What’s interesting about being a free spirit, or a rebel, or any of these other labels, is that there isn’t one way to do it. We talked a couple of years ago about Hollywood’s depictions of free spirits as spacy, often irresponsible, Bohemian, manic pixie dream girls. But allowing ourselves to fit into these pre-constructed molds is an inherent act of conformity. In order to truly be a free spirit, to claim that eccentricity within, we do ourselves a disservice if we follow the map society hands us. “Here’s what you’re supposed to be if you’re a free spirit.” Ha! When the whole point is to decide for yourself.

We are held back by these maps, by these preconceptions. The well-honed ability of human beings to practice self-deception will never cease to amaze me. I am so good at it, I don’t even realize I’m doing it. It is only when these maps, these boundaries, and these assumptions are challenged that we can begin to truly cultivate ourselves, eccentricities and all.
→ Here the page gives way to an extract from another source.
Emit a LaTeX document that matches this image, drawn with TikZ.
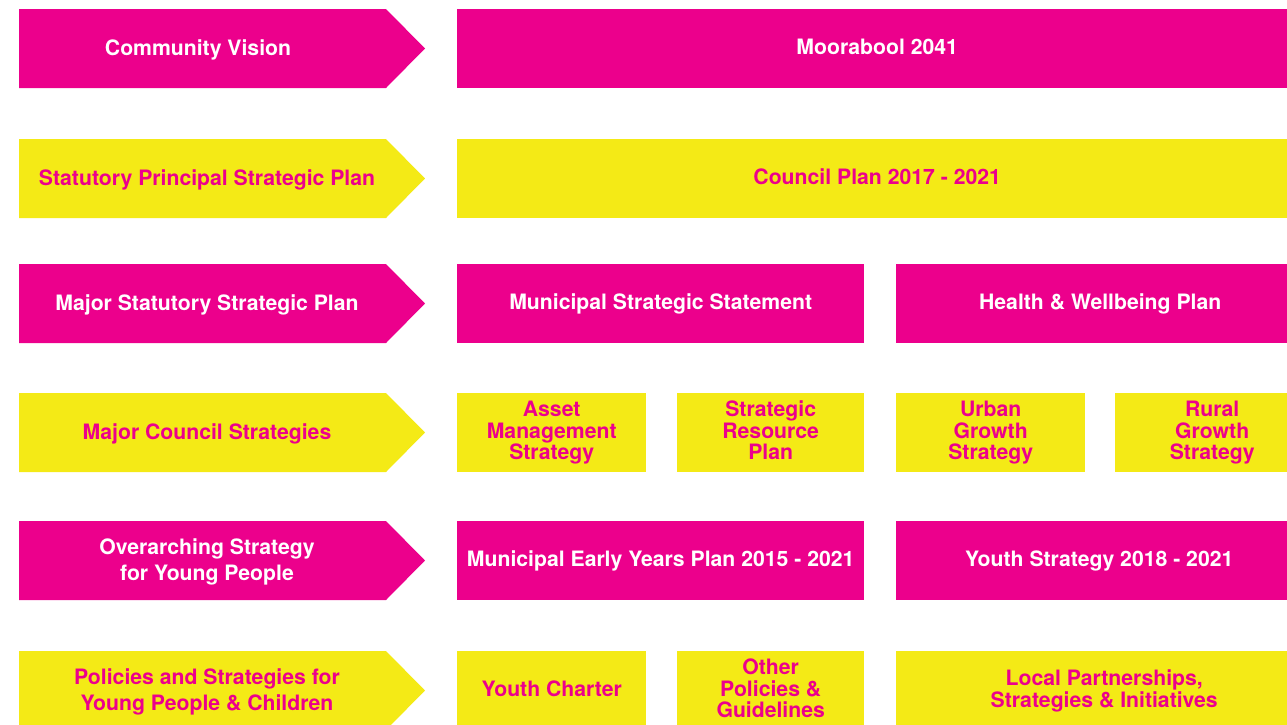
\documentclass[tikz,border=0pt]{standalone}
\usepackage{fontspec}
\setmainfont{TeX Gyre Heros}
\usetikzlibrary{positioning}

\definecolor{moormagenta}{HTML}{EC008C}
\definecolor{mooryellow}{HTML}{F4EA16}

\begin{document}
\begin{tikzpicture}[x=1pt, y=-1pt,
    lvl/.style={font=\fontsize{21.2}{26}\selectfont\bfseries, align=center, inner sep=0pt},
    box/.style={font=\fontsize{21.2}{21.5}\selectfont\bfseries, align=center, inner sep=0pt,
                text depth=4.5pt, anchor=north west, minimum height=79},
    pink/.style={fill=moormagenta, text=white},
    yel/.style={fill=mooryellow, text=moormagenta}]
  \useasboundingbox (0,0) rectangle (1287,724);

  % level arrows down the left side
  \foreach \ty/\tx/\col/\nm/\txt in {
      9/198/pink/vision/{Community Vision},
      139/207/yel/principal/{Statutory Principal Strategic Plan},
      264/207/pink/statutory/{Major Statutory Strategic Plan},
      393/207/yel/council/{Major Council Strategies},
      521/207/pink/overarching/{Overarching Strategy\\for Young People},
      651/207/yel/policies/{Policies and Strategies for\\Young People \& Children}} {
    \fill[\col] (19,\ty) -- (386,\ty) -- (425,\ty+39.5) -- (386,\ty+79) -- (19,\ty+79) -- cycle;
    \node[lvl, \col, fill=none] (\nm) at (\tx,\ty+41) {\txt};
  }

  % plans and strategies
  \node[box, pink, minimum width=840] (moorabool) at (457,9) {Moorabool 2041};
  \node[box, yel, minimum width=840] (councilplan) at (457,139) {Council Plan 2017 - 2021};

  \node[box, pink, minimum width=407] (mss) at (457,264) {Municipal Strategic Statement};
  \node[box, pink, minimum width=408] (health) at (896,264) {Health \& Wellbeing Plan};

  \node[box, yel, minimum width=189] (asset) at (457,393) {Asset\\Management\\Strategy};
  \node[box, yel, minimum width=187] (resource) at (677,393) {Strategic\\Resource\\Plan};
  \node[box, yel, minimum width=189] (urban) at (896,393) {Urban\\Growth\\Strategy};
  \node[box, yel, minimum width=194] (rural) at (1115,393) {Rural\\Growth\\Strategy};

  \node[box, pink, minimum width=407] (earlyyears) at (457,521) {Municipal Early Years Plan 2015 - 2021};
  \node[box, pink, minimum width=406] (youthstrat) at (896,521) {Youth Strategy 2018 - 2021};

  \node[box, yel, minimum width=189] (charter) at (457,651) {Youth Charter};
  \node[box, yel, minimum width=187] (other) at (677,651) {Other\\Policies \&\\Guidelines};
  \node[box, yel, minimum width=416] (local) at (896,651) {Local Partnerships,\\Strategies \& Initiatives};
\end{tikzpicture}
\end{document}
Otherwise, not only do we limit the choices in our stories to a much more narrow band than necessary, but we fail to know ourselves.

Photo by H Koppdelaney

If we look at what lurks underneath this disconnect, we’ll often find fear. Fear of being different. Fear of not being loved. Fear of change. Fear of loss of safety. Fear of having to confront hard truths, of being stuck into the red hot forge until we become malleable enough to be re-shaped and see more clearly.

In order to know ourselves, in order to discover what shape our eccentricities will take, we have to walk into the fear. We have to gently nudge ourselves forward, and we have to experience the pain that comes with seeing that reality does not always conform with our expectations, our beliefs, and our desires. Claiming eccentricity fully means spending our lives exploring, both what it means to be us and how that intersects with the rest of the world. It means ignoring that innate desire to mirror what and who is around us. It means thinking instead of automatically agreeing. It means creating a ripple of discomfort around ourselves, and perhaps learning to defuse it somewhat with humor, charisma, and tact (and sometimes choosing purposefully to let the discomfort stand). It means choosing how we express ourselves.

What we find when we strip ourselves down, layer by layer, is true eccentricity. A lot of people call this authenticity. I think maybe it’s the same thing, only authenticity sounds more noble. It’s simultaneously a loss of innocence and a rebirth of innocence. Nothing is the way it seemed–not society, not the people we know, not even ourselves. (Get stuck here and you achieve bitterness, disillusionment, cynicism.)

Beyond it, though, lies the innocence of being connected to ourselves in the moment. The innocence of “I am.” The innocence of the joy that is generated by living in harmony with who we are.

I made a joke at a party. But this is really what I meant. There’s something a little eccentric about that, don’t you think?